San Francisco Cracks Down on Graffiti

William Bowden spread his watchful gaze across the typical frantic happenings on Geary and Larkin Streets in San Francisco’s edgy Tenderloin. Suddenly his glance shot to a gray wall colored in a newly painted scroll of graffiti.

“They come back every day and tag it again,” Bowden said shaking his head.

The battle for blank walls in the neighborhood has become a daily tug-a-war of paint, Bowden said. As a morning ritual, shop owners and landlords paint over the newly etched graffiti. Every night the taggers come back.

“Some of these tags have been put up and taken down again two or three hundred times,” Bowden said. “It’s the beginnings of a slum, especially when you see a lot of tagging that’s left - not cleaned up.”

San Francisco city officials said graffiti clean-up cost the city and private businesses $20 million a year. In 2013, police made 213 graffiti-related arrests. A paltry few made it to prosecution.

San Francisco Supervisor London Breed said graffiti cases are difficult to prosecute, even with surveillance video. She added they require a lot of district attorney resources.

“There has to be accountability,” Breed said. “When you break the law there has to be consequences for it.”

On Tuesday, Breed unveiled legislation that would empower San Francisco’s City Attorney to file civil cases against repeat graffiti taggers, leveling fines of up to $500 per tag. She said the threat to the wallet, might send a stronger message than the threat of jail time or community service.

“It’ll give us the ability to build a solid case in order to hold people accountable for restitution,” Breed said.

Breed said police would begin cataloging photos of graffiti tags into a data base, with the aim of identifying repeat taggers. Police department data showed 90 percent of tags in the city were committed by the same people.

“This would identify the worst prolific graffiti vandals and hold them accountable for collective acts of graffiti vandalism," said San Francisco Police Officer Martin Ferreira, who leads the department’s graffiti unit.

Breed's legislation would also make it illegal for anyone to bring spray paint cans or graffiti paraphernalia into city parks.
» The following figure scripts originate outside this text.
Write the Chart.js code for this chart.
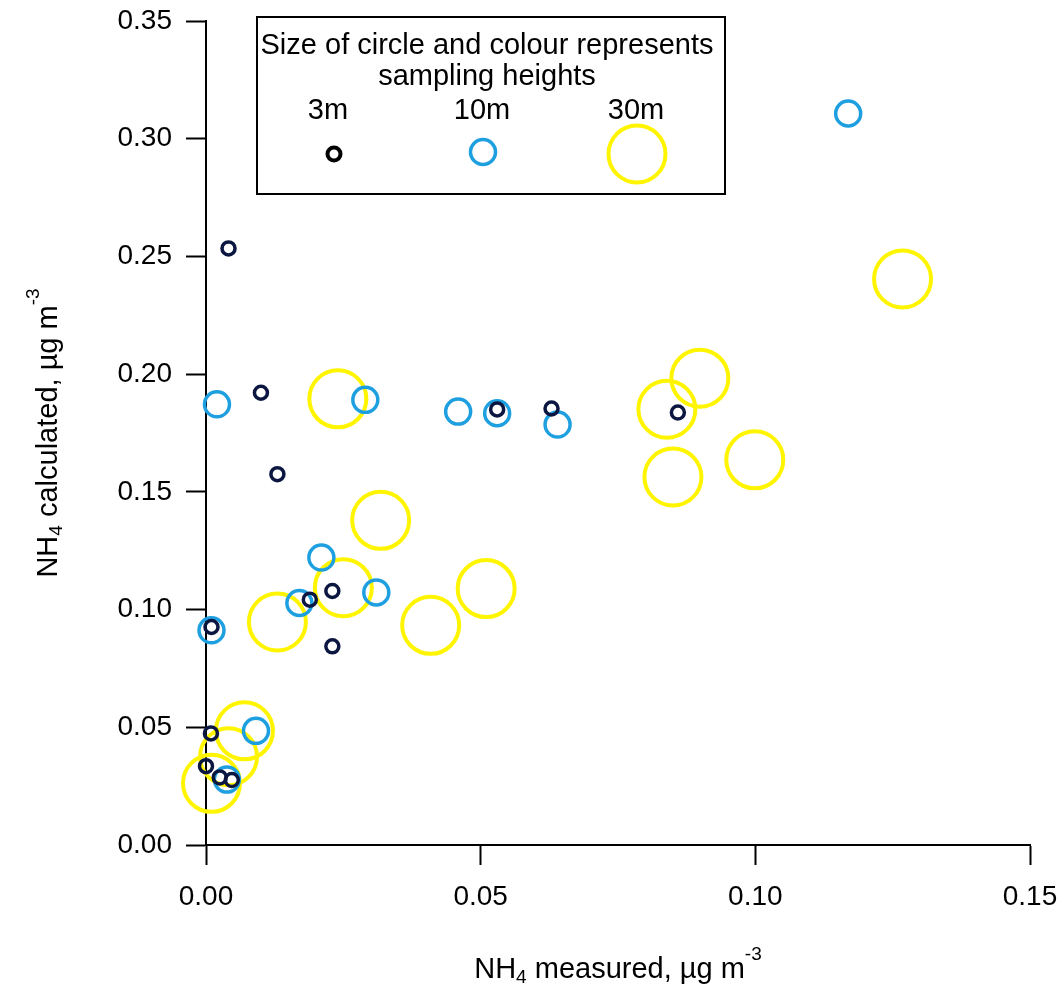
<!DOCTYPE html>
<html>
<head>
<meta charset="utf-8">
<script src="https://cdn.jsdelivr.net/npm/chart.js@4/dist/chart.umd.min.js"></script>
<style>
  html, body { margin: 0; padding: 0; background: #fff; }
  #wrap { width: 1062px; height: 992px; position: relative; }
</style>
</head>
<body>
<div id="wrap"><canvas id="chart"></canvas></div>
<script>
// NH4 measured (x) vs calculated (y), ug m-3, per sampling height
const x3m = [0.0041, 0.0100, 0.0130, 0.0530, 0.0629, 0.0859, 0.0230, 0.0189, 0.0010, 0.0230, 0.0009, 0.0000, 0.0025, 0.0047];
const y3m = [0.2534, 0.1921, 0.1575, 0.1850, 0.1854, 0.1837, 0.1079, 0.1042, 0.0926, 0.0844, 0.0474, 0.0335, 0.0287, 0.0276];

const x10m = [0.1169, 0.0020, 0.0290, 0.0459, 0.0530, 0.0640, 0.0210, 0.0310, 0.0170, 0.0010, 0.0091, 0.0038];
const y10m = [0.3107, 0.1872, 0.1891, 0.1841, 0.1834, 0.1786, 0.1221, 0.1073, 0.1028, 0.0912, 0.0485, 0.0278];

const x30m = [0.1268, 0.0899, 0.0839, 0.0999, 0.0850, 0.0240, 0.0318, 0.0250, 0.0510, 0.0130, 0.0409, 0.0070, 0.0041, 0.0010];
const y30m = [0.2404, 0.1983, 0.1851, 0.1636, 0.1563, 0.1895, 0.1379, 0.1093, 0.1089, 0.0947, 0.0933, 0.0485, 0.0375, 0.0262];

const heightLabels = ["3m", "10m", "30m"];
const xTicks = [0, 0.05, 0.10, 0.15];
const yTicks = [0, 0.05, 0.10, 0.15, 0.20, 0.25, 0.30, 0.35];

const FONT = '"Liberation Sans", Arial, Helvetica, sans-serif';
const NAVY = "#0b1740";
const BLUE = "#1e9fe0";
const YELLOW = "#fff500";

const toPoints = (xs, ys) => xs.map((x, i) => ({ x: x, y: ys[i] }));

// draws "main" + subscript/superscript pieces, returns total width
const drawRich = (ctx, parts, x, y, measureOnly) => {
  let cx = x;
  parts.forEach((p) => {
    const size = p.sub || p.sup ? 19 : 29;
    ctx.font = `${size}px ${FONT}`;
    const dy = p.sub ? 5 : p.sup ? -18 : 0;
    if (!measureOnly) ctx.fillText(p.t, cx, y + dy);
    cx += ctx.measureText(p.t).width;
  });
  return cx - x;
};

const xTitle = [{ t: "NH" }, { t: "4", sub: true }, { t: " measured, \u00b5g m" }, { t: "-3", sup: true }];
const yTitle = [{ t: "NH" }, { t: "4", sub: true }, { t: " calculated, \u00b5g m" }, { t: "-3", sup: true }];

const decorPlugin = {
  id: "decor",
  afterDraw(chart) {
    const ctx = chart.ctx;
    const area = chart.chartArea;
    ctx.save();
    ctx.fillStyle = "#000";
    ctx.textAlign = "left";
    ctx.textBaseline = "alphabetic";

    // x axis title
    const cxMid = (area.left + area.right) / 2;
    const wx = drawRich(ctx, xTitle, 0, 0, true);
    drawRich(ctx, xTitle, cxMid - wx / 2, 978, false);

    // y axis title (rotated)
    const cyMid = (area.top + area.bottom) / 2;
    const wy = drawRich(ctx, yTitle, 0, 0, true);
    ctx.save();
    ctx.translate(57, cyMid + wy / 2);
    ctx.rotate(-Math.PI / 2);
    drawRich(ctx, yTitle, 0, 0, false);
    ctx.restore();

    // legend box
    ctx.strokeStyle = "#000";
    ctx.lineWidth = 2;
    ctx.strokeRect(257, 17, 468, 177);
    ctx.font = `29px ${FONT}`;
    ctx.textAlign = "center";
    ctx.fillText("Size of circle and colour represents", 487, 54);
    ctx.fillText("sampling heights", 487, 85);
    const legendX = [328, 482, 636];
    heightLabels.forEach((lab, i) => ctx.fillText(lab, legendX[i], 119));

    const ring = (x, y, r, w, c) => {
      ctx.beginPath();
      ctx.arc(x, y, r, 0, Math.PI * 2);
      ctx.lineWidth = w;
      ctx.strokeStyle = c;
      ctx.stroke();
    };
    ring(334, 154, 6.5, 4, "#000");
    ring(483, 152, 12.5, 3.5, BLUE);
    ring(637, 154, 28.5, 4, YELLOW);
    ctx.restore();
  },
};

const axisCommon = {
  grid: { drawOnChartArea: false, drawTicks: true, tickLength: 20, tickWidth: 2, tickColor: "#000" },
  border: { display: true, color: "#000", width: 2 },
};

// keep the plot frame where the reference has it: ignore label overflow padding
const noOverflow = (s) => {
  s.paddingTop = 0;
  s.paddingBottom = 0;
  s.paddingLeft = 0;
  s.paddingRight = 0;
};

new Chart(document.getElementById("chart"), {
  type: "scatter",
  data: {
    datasets: [
      { label: heightLabels[0], data: toPoints(x3m, y3m), borderColor: NAVY, backgroundColor: "transparent", pointRadius: 6.5, borderWidth: 3.5, clip: false },
      { label: heightLabels[1], data: toPoints(x10m, y10m), borderColor: BLUE, backgroundColor: "transparent", pointRadius: 12.5, borderWidth: 3.5, clip: false },
      { label: heightLabels[2], data: toPoints(x30m, y30m), borderColor: YELLOW, backgroundColor: "transparent", pointRadius: 28.5, borderWidth: 4, clip: false },
    ],
  },
  options: {
    responsive: true,
    maintainAspectRatio: false,
    animation: false,
    events: [],
    layout: { autoPadding: false, padding: { left: 0, right: 32, top: 21, bottom: 0 } },
    plugins: { legend: { display: false }, tooltip: { enabled: false } },
    scales: {
      x: {
        type: "linear",
        min: 0,
        max: 0.15,
        afterFit: (s) => { s.height = 147; noOverflow(s); },
        afterBuildTicks: (s) => { s.ticks = xTicks.map((v) => ({ value: v })); },
        ticks: { color: "#000", padding: 15, font: { family: FONT, size: 28 }, maxRotation: 0, callback: (v) => v.toFixed(2) },
        ...axisCommon,
      },
      y: {
        type: "linear",
        min: 0,
        max: 0.35,
        afterFit: (s) => { s.width = 206; noOverflow(s); },
        afterBuildTicks: (s) => { s.ticks = yTicks.map((v) => ({ value: v })); },
        ticks: { color: "#000", padding: 14, font: { family: FONT, size: 28 }, callback: (v) => v.toFixed(2) },
        ...axisCommon,
      },
    },
  },
  plugins: [decorPlugin],
});
</script>
</body>
</html>
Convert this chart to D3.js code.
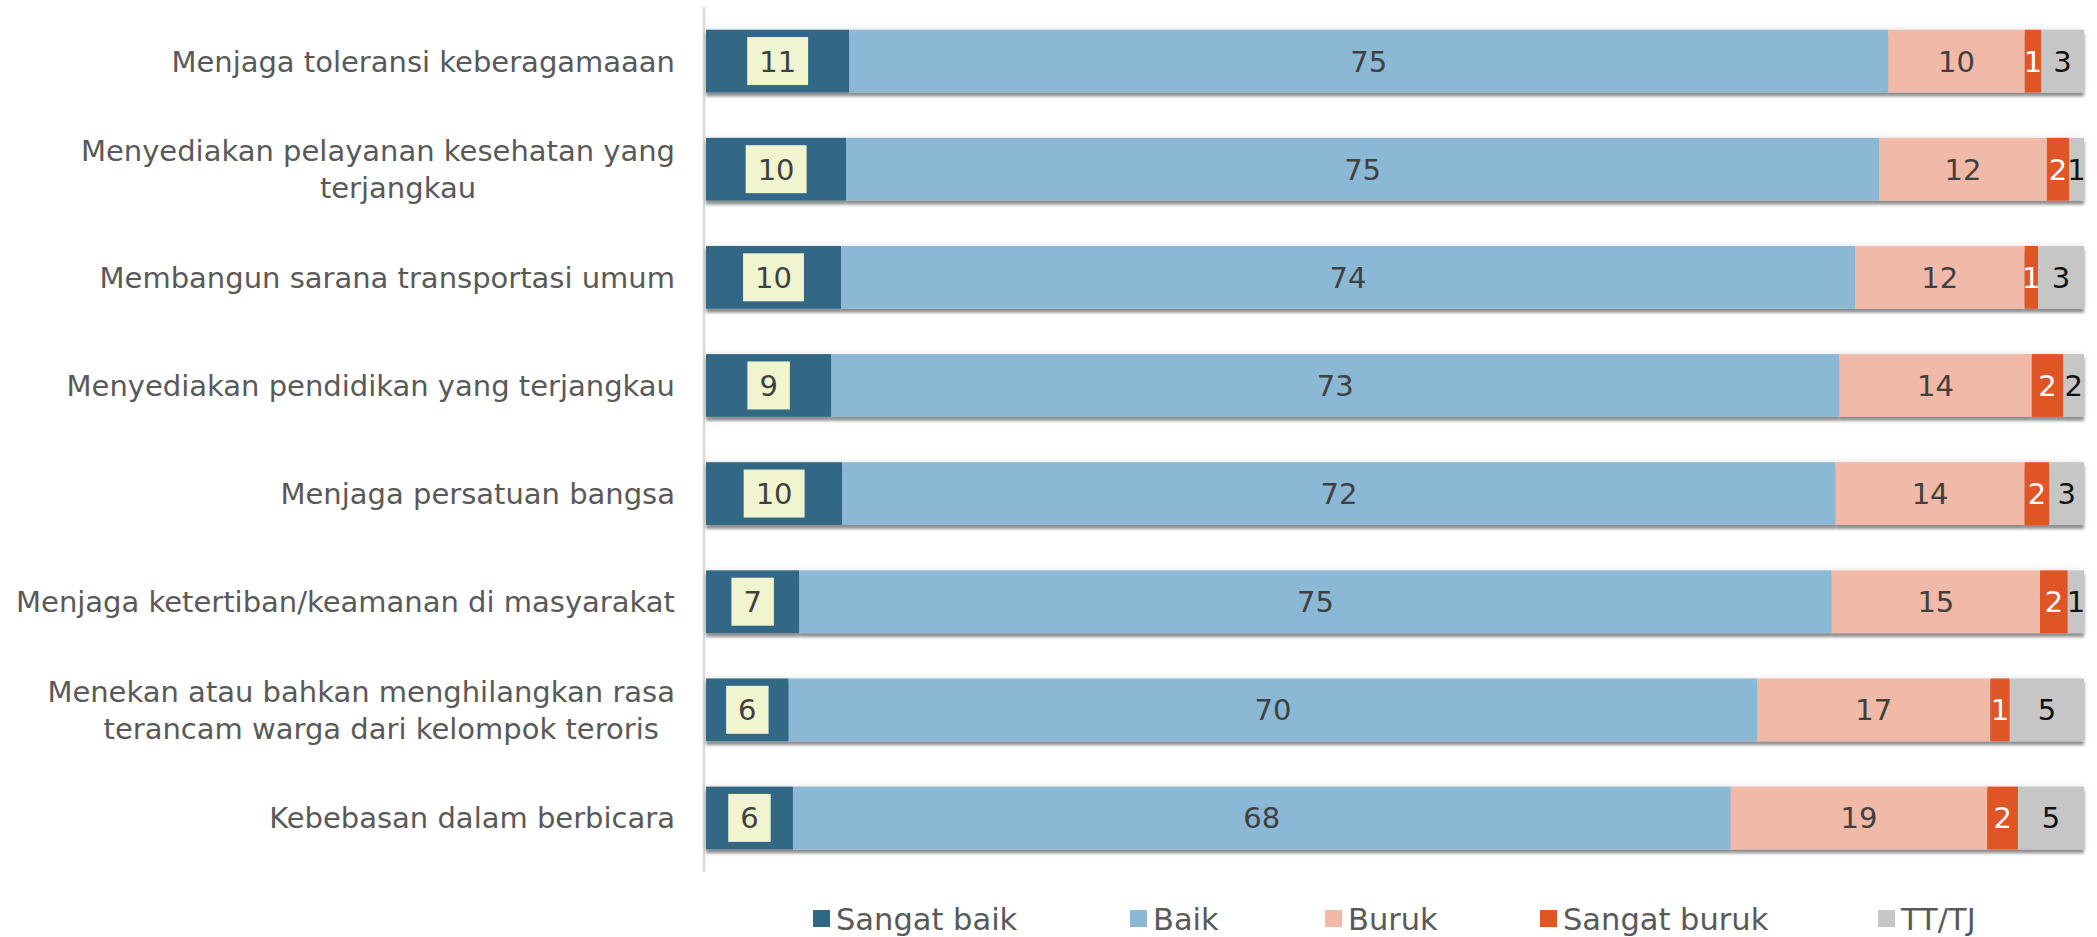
<!DOCTYPE html>
<html>
<head>
<meta charset="utf-8">
<script src="https://cdn.jsdelivr.net/npm/d3@7"></script>
<style>
html,body{margin:0;padding:0;background:#fff;}
svg{display:block;}
</style>
</head>
<body>
<svg id="chart" width="2097" height="937"></svg>
<script>
// ---- DATA ----
const categories = [
  ["Menjaga toleransi keberagamaaan"],
  ["Menyediakan pelayanan kesehatan yang", "terjangkau"],
  ["Membangun sarana transportasi umum"],
  ["Menyediakan pendidikan yang terjangkau"],
  ["Menjaga persatuan bangsa"],
  ["Menjaga ketertiban/keamanan di masyarakat"],
  ["Menekan atau bahkan menghilangkan rasa", "terancam warga dari kelompok teroris"],
  ["Kebebasan dalam berbicara"]
];
const seriesNames = ["Sangat baik", "Baik", "Buruk", "Sangat buruk", "TT/TJ"];
const sangatBaik  = [10.40, 10.18, 9.80, 9.09, 9.89, 6.77, 6.00, 6.31];
const baik        = [75.40, 74.94, 73.58, 73.15, 72.09, 74.92, 70.29, 68.05];
const buruk       = [9.90, 12.19, 12.31, 13.96, 13.72, 15.12, 16.91, 18.62];
const sangatBuruk = [1.18, 1.60, 0.97, 2.29, 1.79, 2.01, 1.41, 2.23];
const ttTj        = [3.12, 1.09, 3.34, 1.50, 2.52, 1.18, 5.39, 4.79];
// displayed data labels
const sangatBaikLabel  = [11, 10, 10, 9, 10, 7, 6, 6];
const baikLabel        = [75, 75, 74, 73, 72, 75, 70, 68];
const burukLabel       = [10, 12, 12, 14, 14, 15, 17, 19];
const sangatBurukLabel = [1, 2, 1, 2, 2, 2, 1, 2];
const ttTjLabel        = [3, 1, 3, 2, 3, 1, 5, 5];

// ---- STYLE ----
const colors = ["#306785", "#8bb8d4", "#f1b9a8", "#e05426", "#c6c6c6"];
const labelColors = ["#404040", "#404040", "#404040", "#ffffff", "#111111"];
const FONT = "'DejaVu Sans', sans-serif";

const seriesValues = [sangatBaik, baik, buruk, sangatBuruk, ttTj];
const seriesLabels = [sangatBaikLabel, baikLabel, burukLabel, sangatBurukLabel, ttTjLabel];

const rows = categories.map((c, i) => {
  const o = {idx: i};
  seriesNames.forEach((s, k) => { o[s] = seriesValues[k][i]; });
  return o;
});

const stack = d3.stack().keys(seriesNames).offset(d3.stackOffsetExpand);
const stacked = stack(rows);

const svg = d3.select("#chart");
const x = d3.scaleLinear().domain([0, 1]).range([706, 2084]);
const y = d3.scaleBand().domain(d3.range(categories.length)).range([7, 872])
  .paddingInner(0.42).paddingOuter(0.21);

// filter: drop shadow + faint glow
const defs = svg.append("defs");
const f = defs.append("filter").attr("id", "shadow")
  .attr("x", "-2%").attr("y", "-30%").attr("width", "104%").attr("height", "170%");
f.append("feGaussianBlur").attr("in", "SourceAlpha").attr("stdDeviation", 3.5).attr("result", "glowBlur");
f.append("feComponentTransfer").attr("in", "glowBlur").attr("result", "glow")
  .append("feFuncA").attr("type", "linear").attr("slope", 0.12);
f.append("feGaussianBlur").attr("in", "SourceAlpha").attr("stdDeviation", 1.4).attr("result", "b2");
f.append("feOffset").attr("in", "b2").attr("dy", 4).attr("result", "off");
f.append("feComponentTransfer").attr("in", "off").attr("result", "shadow")
  .append("feFuncA").attr("type", "linear").attr("slope", 0.42);
const m = f.append("feMerge");
m.append("feMergeNode").attr("in", "glow");
m.append("feMergeNode").attr("in", "shadow");
m.append("feMergeNode").attr("in", "SourceGraphic");

// axis line
svg.append("line")
  .attr("x1", 704).attr("x2", 704).attr("y1", 7).attr("y2", 872)
  .attr("stroke", "#d9d9d9").attr("stroke-width", 2.5);

// bars
const rowG = svg.append("g").selectAll("g.row")
  .data(d3.range(categories.length)).join("g")
  .attr("class", "row").attr("filter", "url(#shadow)");

rowG.selectAll("rect")
  .data(i => stacked.map((s, k) => ({k, i, v0: s[i][0], v1: s[i][1]})))
  .join("rect")
  .attr("x", d => x(d.v0))
  .attr("width", d => x(d.v1) - x(d.v0))
  .attr("y", d => y(d.i))
  .attr("height", y.bandwidth())
  .attr("fill", d => colors[d.k]);

// data labels
const labG = svg.append("g");
stacked.forEach((s, k) => {
  s.forEach((seg, i) => {
    const cx = (x(seg[0]) + x(seg[1])) / 2;
    const cy = y(i) + y.bandwidth() / 2;
    const txt = String(seriesLabels[k][i]);
    const t = labG.append("text")
      .attr("x", cx).attr("y", cy).attr("dy", "0.36em")
      .attr("text-anchor", "middle")
      .attr("font-family", FONT).attr("font-size", 29)
      .attr("fill", labelColors[k])
      .text(txt);
    if (k === 0) {
      const w = t.node().getComputedTextLength();
      labG.insert("rect", () => t.node())
        .attr("x", cx - w / 2 - 12).attr("width", w + 24)
        .attr("y", cy - 24).attr("height", 48)
        .attr("fill", "#f0f5d0");
    }
  });
});

// category labels
const catG = svg.append("g");
categories.forEach((lines, i) => {
  const cy = y(i) + y.bandwidth() / 2;
  if (lines.length === 1) {
    catG.append("text")
      .attr("x", 675).attr("y", cy).attr("dy", "0.36em")
      .attr("text-anchor", "end")
      .attr("font-family", FONT).attr("font-size", 29).attr("fill", "#595959")
      .text(lines[0]);
  } else {
    const t1 = catG.append("text")
      .attr("x", 675).attr("y", cy - 18.5).attr("dy", "0.36em")
      .attr("text-anchor", "end")
      .attr("font-family", FONT).attr("font-size", 29).attr("fill", "#595959")
      .text(lines[0]);
    const w1 = t1.node().getComputedTextLength();
    catG.append("text")
      .attr("x", 675 - w1 / 2 + 20).attr("y", cy + 18.5).attr("dy", "0.36em")
      .attr("text-anchor", "middle")
      .attr("font-family", FONT).attr("font-size", 29).attr("fill", "#595959")
      .text(lines[1]);
  }
});

// legend
const legendX = [813, 1130, 1325, 1540, 1878];
const legG = svg.append("g");
seriesNames.forEach((s, k) => {
  legG.append("rect").attr("x", legendX[k]).attr("y", 910).attr("width", 17).attr("height", 17)
    .attr("fill", colors[k]);
  legG.append("text").attr("x", legendX[k] + 23).attr("y", 919).attr("dy", "0.36em")
    .attr("font-family", FONT).attr("font-size", 30.5).attr("fill", "#595959")
    .text(s);
});
</script>
</body>
</html>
Convicted taggers would also be banned from bringing those materials onto Muni vehicles.

But some worried stiff fines might unfairly target people who are already suffering economic disadvantages.

“If you ask the parents to pay a big bill,” said Darnell Boyd. “That’s going to be hard because those kids are low-income kids.”

Bolden said most of the majority of taggers he’s seen in the act are actually adults.

He shrugged as he pointed out walls thick with layers of gray paint from repeat touch-up jobs. Nothing, he said, seemed to stop the taggers.

He wasn’t sure if Breed’s legislation was the answer. But after studying a long jagged scrawl in mysterious letters, he paused.

“For any benefit,” he said. “It’s worth a try.”